The biggest business decision we have made to date was to up stick from our home of 36 years in the town of Ayr to move into Glasgow city centre.
There were a number of reasons for this. The main one was our long-term growth plans and the future of the business. Ayr like a lot of small towns had begun to struggle economically in recent years and while the town had served us well, it would not support our plans.
We wanted be closer to a much larger business community and in amongst some of our professional connections we had built up in Glasgow.
We would also have access to a much larger talent pool as we looked to grow the business.
We were a well-established firm in Ayr but making a success in Glasgow would come with its challenges.
We worked over the previous three or four years to build a name and presence in Glasgow, both in the press and through professional connections, we were building our reputation as far as we could, but because we were not in the city there was a hurdle in people’s minds, we decided that was the missing piece.

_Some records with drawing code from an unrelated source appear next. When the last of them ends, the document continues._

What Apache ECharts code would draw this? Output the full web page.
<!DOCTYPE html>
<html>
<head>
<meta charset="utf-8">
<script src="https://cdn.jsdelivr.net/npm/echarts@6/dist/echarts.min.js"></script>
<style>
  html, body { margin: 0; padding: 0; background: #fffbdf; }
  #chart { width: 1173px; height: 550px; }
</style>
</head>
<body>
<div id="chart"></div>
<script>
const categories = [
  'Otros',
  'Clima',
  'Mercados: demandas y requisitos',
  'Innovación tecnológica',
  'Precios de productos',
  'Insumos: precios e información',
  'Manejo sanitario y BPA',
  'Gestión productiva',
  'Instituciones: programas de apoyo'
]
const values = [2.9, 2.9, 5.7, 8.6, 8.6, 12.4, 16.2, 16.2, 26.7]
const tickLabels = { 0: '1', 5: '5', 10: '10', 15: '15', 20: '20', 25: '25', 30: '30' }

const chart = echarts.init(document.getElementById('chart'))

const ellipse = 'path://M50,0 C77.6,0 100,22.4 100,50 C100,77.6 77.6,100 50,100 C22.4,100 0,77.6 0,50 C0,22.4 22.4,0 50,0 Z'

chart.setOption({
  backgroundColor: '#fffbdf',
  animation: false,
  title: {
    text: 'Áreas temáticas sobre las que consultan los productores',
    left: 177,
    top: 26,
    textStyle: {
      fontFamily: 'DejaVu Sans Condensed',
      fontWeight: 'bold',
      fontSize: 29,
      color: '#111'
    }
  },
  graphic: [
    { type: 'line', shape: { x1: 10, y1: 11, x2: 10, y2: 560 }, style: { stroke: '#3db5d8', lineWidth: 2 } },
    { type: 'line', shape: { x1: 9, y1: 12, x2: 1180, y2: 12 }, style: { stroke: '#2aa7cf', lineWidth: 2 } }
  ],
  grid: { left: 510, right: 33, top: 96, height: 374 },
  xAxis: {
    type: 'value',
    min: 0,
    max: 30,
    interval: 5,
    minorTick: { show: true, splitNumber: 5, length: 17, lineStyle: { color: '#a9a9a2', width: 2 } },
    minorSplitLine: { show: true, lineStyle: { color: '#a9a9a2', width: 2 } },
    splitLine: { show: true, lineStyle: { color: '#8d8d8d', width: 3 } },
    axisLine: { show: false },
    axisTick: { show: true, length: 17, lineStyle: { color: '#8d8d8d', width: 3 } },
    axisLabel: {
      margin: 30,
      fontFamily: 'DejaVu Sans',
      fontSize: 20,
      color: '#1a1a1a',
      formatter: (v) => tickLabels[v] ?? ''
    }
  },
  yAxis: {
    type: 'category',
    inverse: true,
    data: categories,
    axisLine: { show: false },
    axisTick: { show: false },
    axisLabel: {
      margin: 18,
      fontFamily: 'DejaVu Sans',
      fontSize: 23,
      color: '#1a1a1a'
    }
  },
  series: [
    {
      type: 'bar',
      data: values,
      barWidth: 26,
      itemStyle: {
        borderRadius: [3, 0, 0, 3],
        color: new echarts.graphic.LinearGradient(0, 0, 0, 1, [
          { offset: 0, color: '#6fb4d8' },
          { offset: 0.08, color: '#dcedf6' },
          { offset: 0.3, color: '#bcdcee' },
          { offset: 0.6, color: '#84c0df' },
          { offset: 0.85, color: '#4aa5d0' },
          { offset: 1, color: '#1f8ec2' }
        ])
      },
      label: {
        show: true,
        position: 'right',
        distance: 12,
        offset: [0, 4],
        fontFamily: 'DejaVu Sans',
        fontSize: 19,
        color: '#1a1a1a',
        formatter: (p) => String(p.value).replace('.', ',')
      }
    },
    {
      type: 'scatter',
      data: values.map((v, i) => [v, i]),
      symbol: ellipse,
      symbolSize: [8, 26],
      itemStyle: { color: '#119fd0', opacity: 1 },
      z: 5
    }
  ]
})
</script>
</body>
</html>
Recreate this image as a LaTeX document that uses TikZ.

It was a big cultural change too, if you’re living that small town life, with the best will in the world it’s difficult to change the business culture but we had to.
As a result of the move we lost some members of staff; we had 6 in our team in Ayr and now there’s 8 of us, but there’s only 2 from the original 6 still with us, so there was a high turnover. The reason staff left was to do with the location, as some lived in Ayr, but also some did not like the change in direction, attitude and culture and how we wanted to do things looking forward. We have hired a lot of new staff, and that is a benefit to being in Glasgow – we tried to recruit while in Ayr but there’s such a small pool to pick from.
We’ve had to make allowance for staff who still live in Ayrshire, so we pay for their train fares and allow advisers who have clients in Ayrshire to take a day a week from coming into the office. I have always lived in Glasgow, even when the firm was in Ayr because I was always thinking of our growth plans.
We had to reassure the Ayrshire clients that things wouldn’t massively change for them. The quality of service we could deliver in their homes wasn’t the same as what we could deliver from the Glasgow office with all the tools, equipment and service.
There were a few grumbles but we’ve allayed those by moving things gradually. Now for client meetings we will put on a lunch, clients meet all the staff, and it just feels more professional. The clients really enjoy it, they make a day of it in Glasgow, so if we make it a nice experience, they won’t see it as a hassle or a bad change.
Six month adjustment
The most challenging thing was it took about six months for everyone to settle because things were so different to how we’ve always done things and it took time to adjust.
For others going through the same, I’d say the most useful piece of advice is don’t underestimate the impact it will have on others, it won’t just happen smoothly and you’ll continue to make money and it’ll all be fine straight away. You have to make sure everyone is 100% prepared for it.
It was a mental block, but now we’re working with a business coach now who is fantastic and is helping us a lot. Knowing what I know now, we would have managed everyone’s energy differently. We could have made the benefits of the move to the staff more clearer, because I think some may have been wondering why we did it. We didn’t prepare for the downside of it.
It took us 6 months to get our feet under the table, but it took until now to feel like we have established ourselves in the city and getting the referrals we were expecting to get.
Although we were an established brand, we had to accept that in Glasgow we were a new firm, and that was a dynamic that surprised us. It hurt our egos, we’ve done this for 40 years and suddenly we’re back to being the new kids, and we spent a lot of time, money, sweat, blood and tears to get to this point and establish ourselves again.
We thought it would have taken less time, perhaps we were naïve in that respect. If you’re moving office within a particular setting, that’s not a problem, but moving geographically to a whole new market there are so many established relationships, no matter how good you think you are, other people won’t know that at first so that was a steep learning curve.
However now we’re getting to the point where we’re not having to chase business, but business comes to us and most of our clients are of a substantial nature and are the business owners and younger people we’re aiming for.
No matter how hard it was, during the whole period we never doubted we had made the right decision and we just got out there and worked really hard at building the right relationships and reputation.
Fast forward to now and we are in a stronger place than we have ever been.
We have a fantastic and energetic team in place, we have firmly established ourselves among the top firms in the city and we are now moving onto the next exciting stage of our growth plan.
For anyone else considering moving into a new market, I would prepare to be in it for the long haul. It takes 18 months to 2 years to properly establish yourself and start seeing returns on your investment.